Copy all lines holding the word "this" from the entries.

(Dataset entries)
========
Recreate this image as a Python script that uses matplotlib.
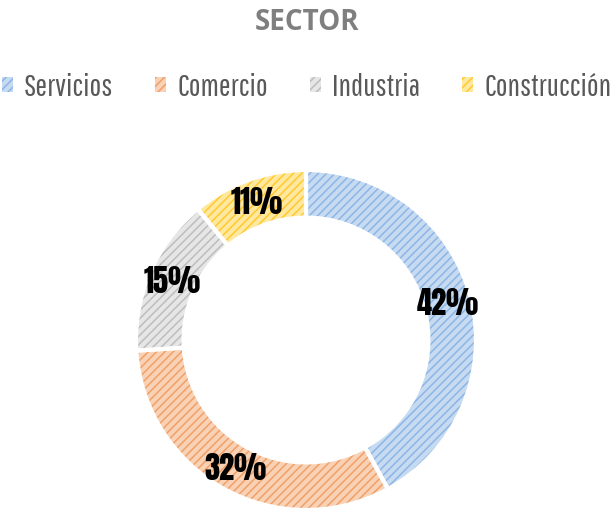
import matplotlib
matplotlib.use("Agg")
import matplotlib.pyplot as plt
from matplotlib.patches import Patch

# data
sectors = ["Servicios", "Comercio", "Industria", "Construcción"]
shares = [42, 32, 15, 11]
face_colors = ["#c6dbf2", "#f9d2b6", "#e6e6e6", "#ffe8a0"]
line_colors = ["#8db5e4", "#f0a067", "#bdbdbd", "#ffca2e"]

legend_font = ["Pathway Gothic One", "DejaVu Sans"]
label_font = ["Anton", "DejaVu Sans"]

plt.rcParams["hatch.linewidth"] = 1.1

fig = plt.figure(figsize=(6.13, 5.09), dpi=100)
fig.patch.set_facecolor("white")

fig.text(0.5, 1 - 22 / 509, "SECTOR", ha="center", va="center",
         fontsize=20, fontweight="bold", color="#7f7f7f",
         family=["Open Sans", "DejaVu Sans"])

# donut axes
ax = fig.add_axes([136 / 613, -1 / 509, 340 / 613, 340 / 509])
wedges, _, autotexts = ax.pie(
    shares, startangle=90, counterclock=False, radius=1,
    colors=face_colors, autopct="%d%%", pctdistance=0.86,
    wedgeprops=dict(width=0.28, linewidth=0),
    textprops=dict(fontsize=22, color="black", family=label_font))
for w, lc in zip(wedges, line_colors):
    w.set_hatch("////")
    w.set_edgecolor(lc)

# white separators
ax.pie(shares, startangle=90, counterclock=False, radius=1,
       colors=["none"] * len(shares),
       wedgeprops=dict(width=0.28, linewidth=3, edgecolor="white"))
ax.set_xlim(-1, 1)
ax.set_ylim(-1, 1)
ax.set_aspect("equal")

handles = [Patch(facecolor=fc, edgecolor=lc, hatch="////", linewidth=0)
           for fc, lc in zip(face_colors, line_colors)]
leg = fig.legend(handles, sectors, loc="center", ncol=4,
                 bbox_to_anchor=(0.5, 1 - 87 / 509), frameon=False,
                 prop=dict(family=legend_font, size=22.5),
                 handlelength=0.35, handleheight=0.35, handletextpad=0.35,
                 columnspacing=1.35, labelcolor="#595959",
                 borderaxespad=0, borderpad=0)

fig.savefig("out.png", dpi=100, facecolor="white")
========
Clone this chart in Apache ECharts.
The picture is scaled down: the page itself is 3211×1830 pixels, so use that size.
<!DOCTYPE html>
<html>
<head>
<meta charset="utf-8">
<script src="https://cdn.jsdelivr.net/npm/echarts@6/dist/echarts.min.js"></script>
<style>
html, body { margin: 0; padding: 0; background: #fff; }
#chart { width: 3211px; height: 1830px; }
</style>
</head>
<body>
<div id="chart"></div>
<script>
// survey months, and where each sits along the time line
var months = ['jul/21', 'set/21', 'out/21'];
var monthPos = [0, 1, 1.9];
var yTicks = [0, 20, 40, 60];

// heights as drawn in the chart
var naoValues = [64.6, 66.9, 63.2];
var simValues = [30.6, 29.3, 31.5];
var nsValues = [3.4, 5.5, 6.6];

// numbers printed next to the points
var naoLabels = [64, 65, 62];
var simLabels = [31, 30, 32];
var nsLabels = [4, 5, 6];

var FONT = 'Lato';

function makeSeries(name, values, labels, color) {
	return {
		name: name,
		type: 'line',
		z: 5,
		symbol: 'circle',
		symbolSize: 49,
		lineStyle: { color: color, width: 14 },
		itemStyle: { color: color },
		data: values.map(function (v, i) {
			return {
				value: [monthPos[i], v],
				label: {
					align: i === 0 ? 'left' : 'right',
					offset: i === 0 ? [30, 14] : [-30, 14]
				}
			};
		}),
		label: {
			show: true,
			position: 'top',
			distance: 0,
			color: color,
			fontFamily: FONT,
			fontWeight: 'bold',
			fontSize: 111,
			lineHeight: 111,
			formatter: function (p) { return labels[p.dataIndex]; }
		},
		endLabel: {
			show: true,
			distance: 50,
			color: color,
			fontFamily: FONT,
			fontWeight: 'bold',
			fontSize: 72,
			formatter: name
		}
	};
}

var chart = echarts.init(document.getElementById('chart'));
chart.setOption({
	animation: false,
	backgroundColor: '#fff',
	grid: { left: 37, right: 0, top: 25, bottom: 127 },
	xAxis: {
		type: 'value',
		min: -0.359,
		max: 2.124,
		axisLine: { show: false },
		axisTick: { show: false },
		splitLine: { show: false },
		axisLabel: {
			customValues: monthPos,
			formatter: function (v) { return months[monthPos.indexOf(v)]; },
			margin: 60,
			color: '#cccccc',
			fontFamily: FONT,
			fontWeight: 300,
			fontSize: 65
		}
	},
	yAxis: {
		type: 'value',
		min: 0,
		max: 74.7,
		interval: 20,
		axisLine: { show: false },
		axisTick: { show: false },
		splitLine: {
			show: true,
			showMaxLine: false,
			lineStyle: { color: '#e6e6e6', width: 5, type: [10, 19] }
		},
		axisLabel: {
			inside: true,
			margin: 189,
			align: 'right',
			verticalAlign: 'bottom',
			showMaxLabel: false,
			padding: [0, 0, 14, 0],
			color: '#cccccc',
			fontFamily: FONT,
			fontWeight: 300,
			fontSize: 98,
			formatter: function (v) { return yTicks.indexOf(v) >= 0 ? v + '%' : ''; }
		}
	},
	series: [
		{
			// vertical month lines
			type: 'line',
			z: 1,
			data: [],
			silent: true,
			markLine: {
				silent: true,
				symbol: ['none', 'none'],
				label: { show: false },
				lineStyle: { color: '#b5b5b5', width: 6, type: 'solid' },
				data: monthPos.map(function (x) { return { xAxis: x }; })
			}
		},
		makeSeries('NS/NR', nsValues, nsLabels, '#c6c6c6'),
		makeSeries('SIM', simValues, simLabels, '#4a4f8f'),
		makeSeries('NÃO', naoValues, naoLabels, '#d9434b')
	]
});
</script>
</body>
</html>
========
**The response**
Recreate this image as a Python script that uses matplotlib.
Clone this chart in Apache ECharts.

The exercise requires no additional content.